Namun realitanya, guru-guru yang telah disertifikasi tidak jauh berbeda kinerjanya dibandingkan guru-guru non sertifikasi. bukan berarti mereka tidak mampu bekerja dengan baik, namun kemauan, motivasi, dan faktor-faktor individu lain yang mempengaruhi kinerjanya.
untuk mempertahankan tunjangan profesi, mereka hanya dibebani tugas mengajar 24 jam tatap muka agar dapat melaksanakan pengajaran dengan baik serta untuk memenuhi administrasi pembelajaran,sedangkan guru yang memiliki ketekunan yang tinggi, motivasi yang besar, serta kemauan yang besar dalam mengembangkan potensi anak didik tidak bisa mendapatkan sertifikat pendidik dikarenakan tidak lulus tes tulis pada proses sertifikasi / PLPG. 24 jam tatap muka diembannya agar bisa disertifikasi, namun se-ambreg tugas tambahan juga diberikan dikarenakan keuletan, ketekunan, dan ketelitiannya sehingga pekerjaan lembaga pendidikannya dapat berjalan dengan lancar. Dari masalah tersebut diatas, menurut saudara bisakah tercapai tujuan pemerintah untuk memperbaiki kualitas pendidikan ? dan sudah adilkah kebijakan pemerintah tersebut ?. Melalui usaha meningkatkan kualitas sumber daya manusia diharapkan dapat tercipta manusia-manusia yang dapat diandalkan untuk menjadi motor penggerak pembangunan di daerah.
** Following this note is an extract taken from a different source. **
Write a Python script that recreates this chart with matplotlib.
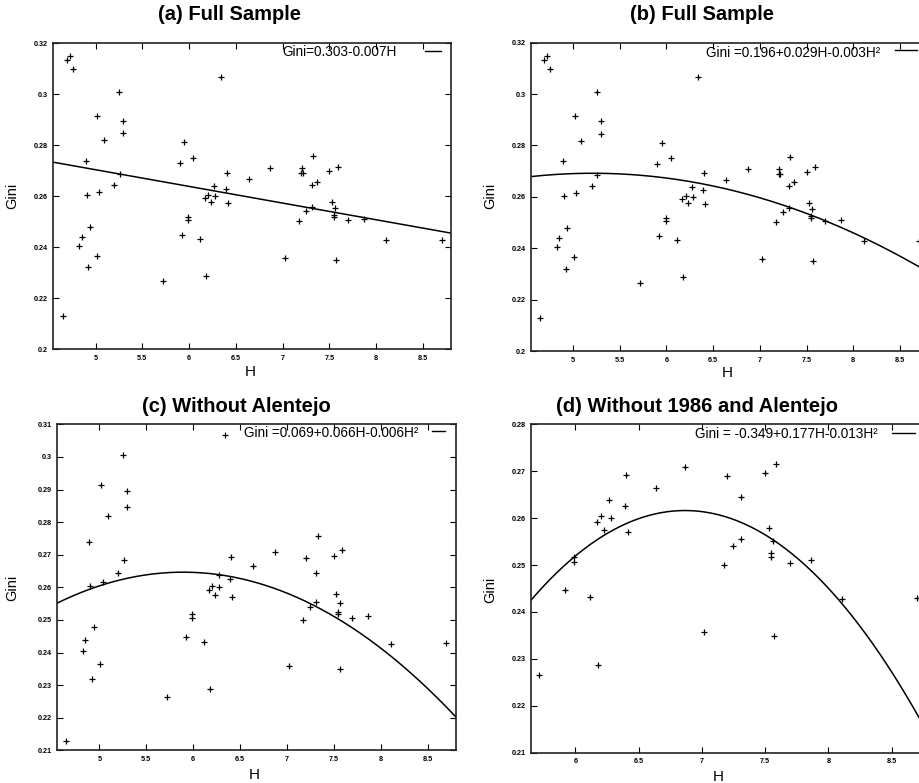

Sekaligus pula, dapat diandalkan untuk mampu berkiprah dalam percaturan global.
Pada kenyataaannya, memang harus
diakui bahwa saat ini tingkat kualitas sumber daya manusia Indonesia sangat
mengkhawatirkan, jangankan untuk bersaing pada tingkat global, untuk tingkat
regional ASEAN saja, kita berada pada posisi di bawah Vietnam, yakni sebuah
negara yang beberapa tahun lalu berkecamuk dilanda perang saudara. Namun,
dengan dukungan political will yang kuat dari pemerintah setempat untuk
mengkampanyekan pentingnya pendidikan, dengan mengangkat tema sentral posisi
guru sebagai kunci utama keberhasilan peningkatan sumber daya manusia, maka
dalam waktu yang relatif singkat, saat ini Vietnam telah berhasil mengangkat
posisi kualitas sumber daya manusianya di atas kita.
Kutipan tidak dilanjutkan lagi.